One of my favorite, laugh-out-loud blogs to read is Does This Blog Make Us Look Fat? The humor is snarky, the tone sassy, the personalized illustrations spot-on. I recently came across a Dear 2008 Diet letter from the writers and, with their permission, am sharing it with you. Because we all deserve to start our days with a laugh... 

Dear 2008 Diet,

I know you’ve seen this coming but we’re through. I’m dumping you. I realize we have one more night but I think it’s important to make a clean break right now. No, we’re not going to any New Year’s Eve Parties together. I’ve made other plans.

We had some good times in the beginning 2008 Diet. When I first committed to you last January you were so cute, strong, and smart. I thought you could do anything. But really trouble began right away. I blame myself. I asked too much of you. I expected  you to help me look good in a bikini. A bikini? I realize now that it’s going to take the CGI Wizards at Lucas Films to make that happen. Even though I know it’s not all your fault I still resent you Mr. 2008 Diet.

Oh and I cheated. I’m telling you now because it will make me feel better. I really don’t care if you don’t want to know I cheated on you 2008 Diet. Kind of a lot and it was good. Real good. But if it helps you move on I really felt bad after.

I picked you as my 2008 Diet because you seemed “reasonable” with healthy food choices, good hydration, moderate to intense exercise, and the flexibility to have things in moderation. But I’m bored with you. I really need new adventures.

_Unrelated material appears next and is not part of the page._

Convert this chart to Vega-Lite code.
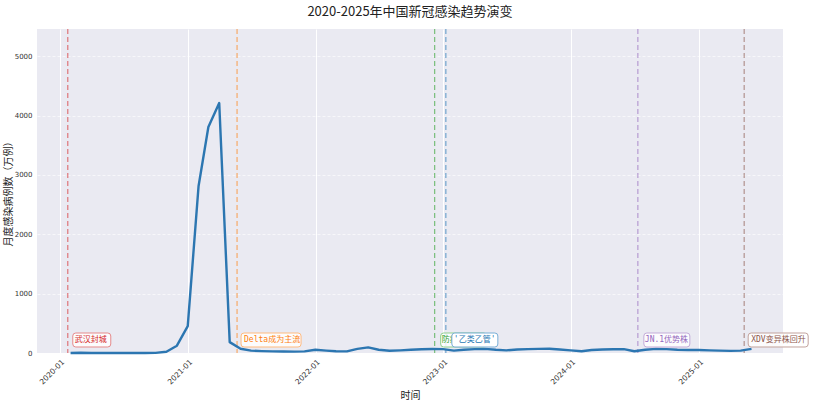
{
  "$schema": "https://vega.github.io/schema/vega-lite/v6.json",
  "width": 746,
  "height": 324,
  "autosize": {"type": "none"},
  "padding": {"left": 37, "top": 29, "right": 31, "bottom": 50},
  "background": "white",
  "title": {
    "text": "2020-2025年中国新冠感染趋势演变",
    "font": "Noto Sans CJK SC",
    "fontSize": 13,
    "fontWeight": "normal",
    "color": "#222222",
    "anchor": "middle",
    "offset": 9
  },
  "datasets": {
    "cases": [
      {"date": "2020-01-31", "cases": 1},
      {"date": "2020-02-29", "cases": 3},
      {"date": "2020-03-31", "cases": 1},
      {"date": "2020-04-30", "cases": 0.5},
      {"date": "2020-05-31", "cases": 0.3},
      {"date": "2020-06-30", "cases": 0.3},
      {"date": "2020-07-31", "cases": 0.4},
      {"date": "2020-08-31", "cases": 0.3},
      {"date": "2020-09-30", "cases": 2},
      {"date": "2020-10-31", "cases": 22},
      {"date": "2020-11-30", "cases": 123},
      {"date": "2020-12-31", "cases": 452},
      {"date": "2021-01-31", "cases": 2815},
      {"date": "2021-02-28", "cases": 3808},
      {"date": "2021-03-31", "cases": 4212},
      {"date": "2021-04-30", "cases": 183},
      {"date": "2021-05-31", "cases": 72},
      {"date": "2021-06-30", "cases": 40},
      {"date": "2021-07-31", "cases": 32},
      {"date": "2021-08-31", "cases": 28},
      {"date": "2021-09-30", "cases": 25},
      {"date": "2021-10-31", "cases": 23},
      {"date": "2021-11-30", "cases": 27},
      {"date": "2021-12-31", "cases": 55},
      {"date": "2022-01-31", "cases": 40},
      {"date": "2022-02-28", "cases": 30},
      {"date": "2022-03-31", "cases": 28},
      {"date": "2022-04-30", "cases": 70},
      {"date": "2022-05-31", "cases": 95},
      {"date": "2022-06-30", "cases": 55},
      {"date": "2022-07-31", "cases": 38},
      {"date": "2022-08-31", "cases": 45},
      {"date": "2022-09-30", "cases": 55},
      {"date": "2022-10-31", "cases": 62},
      {"date": "2022-11-30", "cases": 68},
      {"date": "2022-12-31", "cases": 65},
      {"date": "2023-01-31", "cases": 40},
      {"date": "2023-02-28", "cases": 55},
      {"date": "2023-03-31", "cases": 65},
      {"date": "2023-04-30", "cases": 70},
      {"date": "2023-05-31", "cases": 55},
      {"date": "2023-06-30", "cases": 45},
      {"date": "2023-07-31", "cases": 60},
      {"date": "2023-08-31", "cases": 65},
      {"date": "2023-09-30", "cases": 70},
      {"date": "2023-10-31", "cases": 72},
      {"date": "2023-11-30", "cases": 60},
      {"date": "2023-12-31", "cases": 45},
      {"date": "2024-01-31", "cases": 30},
      {"date": "2024-02-29", "cases": 50},
      {"date": "2024-03-31", "cases": 60},
      {"date": "2024-04-30", "cases": 62},
      {"date": "2024-05-31", "cases": 65},
      {"date": "2024-06-30", "cases": 30},
      {"date": "2024-07-31", "cases": 55},
      {"date": "2024-08-31", "cases": 70},
      {"date": "2024-09-30", "cases": 65},
      {"date": "2024-10-31", "cases": 55},
      {"date": "2024-11-30", "cases": 50},
      {"date": "2024-12-31", "cases": 50},
      {"date": "2025-01-31", "cases": 45},
      {"date": "2025-02-28", "cases": 40},
      {"date": "2025-03-31", "cases": 35},
      {"date": "2025-04-30", "cases": 40},
      {"date": "2025-05-31", "cases": 70}
    ],
    "events": [
      {"date": "2020-01-23", "label": "武汉封城"},
      {"date": "2021-05-21", "label": "Delta成为主流"},
      {"date": "2022-12-07", "label": "防疫新十条"},
      {"date": "2023-01-08", "label": "'乙类乙管'"},
      {"date": "2024-07-10", "label": "JN.1优势株"},
      {"date": "2025-05-10", "label": "XDV变异株回升"}
    ]
  },
  "layer": [
    {
      "data": {"name": "events"},
      "mark": {"type": "rule", "strokeDash": [5, 3], "strokeWidth": 1.2, "opacity": 0.6},
      "encoding": {
        "x": {"field": "date", "type": "temporal"},
        "color": {
          "field": "label",
          "type": "nominal",
          "legend": null,
          "scale": {
            "domain": ["武汉封城", "Delta成为主流", "防疫新十条", "'乙类乙管'", "JN.1优势株", "XDV变异株回升"],
            "range": ["#d62728", "#ff7f0e", "#2ca02c", "#1f77b4", "#9467bd", "#8c564b"]
          }
        }
      }
    },
    {
      "data": {"name": "cases"},
      "mark": {"type": "line", "color": "#2c76b1", "strokeWidth": 2.4, "strokeJoin": "round"},
      "encoding": {
        "x": {
          "field": "date",
          "type": "temporal",
          "title": "时间",
          "scale": {
            "type": "utc",
            "domain": [
              {"year": 2019, "month": 10, "date": 27, "utc": true},
              {"year": 2025, "month": 8, "date": 29, "utc": true}
            ]
          },
          "axis": {
            "labelExpr": "utcFormat(datum.value, '%Y-%m')",
            "labelAngle": -45,
            "values": [
              {"year": 2020, "month": 1, "date": 1, "utc": true},
              {"year": 2021, "month": 1, "date": 1, "utc": true},
              {"year": 2022, "month": 1, "date": 1, "utc": true},
              {"year": 2023, "month": 1, "date": 1, "utc": true},
              {"year": 2024, "month": 1, "date": 1, "utc": true},
              {"year": 2025, "month": 1, "date": 1, "utc": true}
            ],
            "gridDash": []
          }
        },
        "y": {
          "field": "cases",
          "type": "quantitative",
          "title": "月度感染病例数（万例）",
          "scale": {"domain": [0, 5460], "nice": false},
          "axis": {"values": [0, 1000, 2000, 3000, 4000, 5000], "format": "d", "labelFontSize": 7, "gridDash": [3, 2], "gridOpacity": 0.6, "titlePadding": 1}
        }
      }
    },
    {
      "data": {"name": "events"},
      "transform": [{"filter": "datum.label === '武汉封城'"}],
      "mark": {
        "type": "point",
        "shape": "M-0.842,-0.368H0.842Q1,-0.368,1,-0.21V0.21Q1,0.368,0.842,0.368H-0.842Q-1,0.368,-1,0.21V-0.21Q-1,-0.368,-0.842,-0.368Z",
        "size": 1444,
        "xOffset": 24,
        "filled": false,
        "fill": "white",
        "fillOpacity": 0.85,
        "strokeWidth": 1,
        "opacity": 1
      },
      "encoding": {
        "x": {"field": "date", "type": "temporal"},
        "y": {"datum": 219},
        "stroke": {
          "field": "label",
          "type": "nominal",
          "legend": null,
          "scale": {
            "domain": ["武汉封城", "Delta成为主流", "防疫新十条", "'乙类乙管'", "JN.1优势株", "XDV变异株回升"],
            "range": ["#e68a8b", "#ffbb80", "#8fd08f", "#79aed6", "#c3acd9", "#c2a39d"]
          }
        }
      }
    },
    {
      "data": {"name": "events"},
      "transform": [{"filter": "datum.label === 'Delta成为主流' || datum.label === 'XDV变异株回升'"}],
      "mark": {
        "type": "point",
        "shape": "M-0.9,-0.233H0.9Q1,-0.233,1,-0.133V0.133Q1,0.233,0.9,0.233H-0.9Q-1,0.233,-1,0.133V-0.133Q-1,-0.233,-0.9,-0.233Z",
        "size": 3600,
        "xOffset": 34,
        "filled": false,
        "fill": "white",
        "fillOpacity": 0.85,
        "strokeWidth": 1,
        "opacity": 1
      },
      "encoding": {
        "x": {"field": "date", "type": "temporal"},
        "y": {"datum": 219},
        "stroke": {"field": "label", "type": "nominal", "legend": null}
      }
    },
    {
      "data": {"name": "events"},
      "transform": [{"filter": "datum.label === '防疫新十条' || datum.label === 'JN.1优势株'"}],
      "mark": {
        "type": "point",
        "shape": "M-0.87,-0.304H0.87Q1,-0.304,1,-0.174V0.174Q1,0.304,0.87,0.304H-0.87Q-1,0.304,-1,0.174V-0.174Q-1,-0.304,-0.87,-0.304Z",
        "size": 2116,
        "xOffset": 29,
        "filled": false,
        "fill": "white",
        "fillOpacity": 0.85,
        "strokeWidth": 1,
        "opacity": 1
      },
      "encoding": {
        "x": {"field": "date", "type": "temporal"},
        "y": {"datum": 219},
        "stroke": {"field": "label", "type": "nominal", "legend": null}
      }
    },
    {
      "data": {"name": "events"},
      "transform": [{"filter": "indexof(datum.label, '乙类') < 0"}],
      "mark": {"type": "text", "align": "left", "baseline": "middle", "dx": 7, "font": "DejaVu Sans Mono, Noto Sans CJK SC", "fontSize": 8},
      "encoding": {
        "x": {"field": "date", "type": "temporal"},
        "y": {"datum": 219},
        "text": {"field": "label"},
        "color": {"field": "label", "type": "nominal", "legend": null}
      }
    },
    {
      "data": {"name": "events"},
      "transform": [{"filter": "indexof(datum.label, '乙类') >= 0"}],
      "mark": {
        "type": "point",
        "shape": "M-0.87,-0.304H0.87Q1,-0.304,1,-0.174V0.174Q1,0.304,0.87,0.304H-0.87Q-1,0.304,-1,0.174V-0.174Q-1,-0.304,-0.87,-0.304Z",
        "size": 2116,
        "xOffset": 29,
        "filled": false,
        "fill": "white",
        "fillOpacity": 1,
        "strokeWidth": 1,
        "opacity": 1
      },
      "encoding": {
        "x": {"field": "date", "type": "temporal"},
        "y": {"datum": 219},
        "stroke": {"field": "label", "type": "nominal", "legend": null}
      }
    },
    {
      "data": {"name": "events"},
      "transform": [{"filter": "indexof(datum.label, '乙类') >= 0"}],
      "mark": {"type": "text", "align": "left", "baseline": "middle", "dx": 8, "font": "DejaVu Sans Mono, Noto Sans CJK SC", "fontSize": 8},
      "encoding": {
        "x": {"field": "date", "type": "temporal"},
        "y": {"datum": 219},
        "text": {"field": "label"},
        "color": {"field": "label", "type": "nominal", "legend": null}
      }
    }
  ],
  "config": {
    "view": {"fill": "#EAEAF2", "stroke": null},
    "axis": {
      "domain": false,
      "ticks": false,
      "grid": true,
      "gridColor": "white",
      "gridWidth": 1,
      "labelFont": "DejaVu Sans",
      "labelFontSize": 7.5,
      "labelColor": "#333333",
      "labelPadding": 5,
      "titleFont": "Noto Sans CJK SC",
      "titleFontSize": 10,
      "titleFontWeight": "normal",
      "titleColor": "#222222",
      "titlePadding": 5
    }
  }
}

So yes, I have a new Diet. Maybe you’ve heard of him, he’s the 2009 Diet. My 2009 Diet is a real race car I tell you. My 2009 Diet and I laugh about you behind your back. My 2009 Diet can’t wait to watch Oprah together next week, we can’t wait to go grocery shopping for stuff, we have a shiney new journal, and a high tech computer spread sheet. 2009 Diet has something you never had, stamina. Yep, 2009 Diet promised me he can go the distance all year long. Plus he understands my thyroid in ways you never could.

So I hope we can be friends 2008 Diet. We had some good times. Good Luck. And I’m only comfortable with a good bye hand shake. If 2009 Diet sees me even looking at you he’ll beat you up.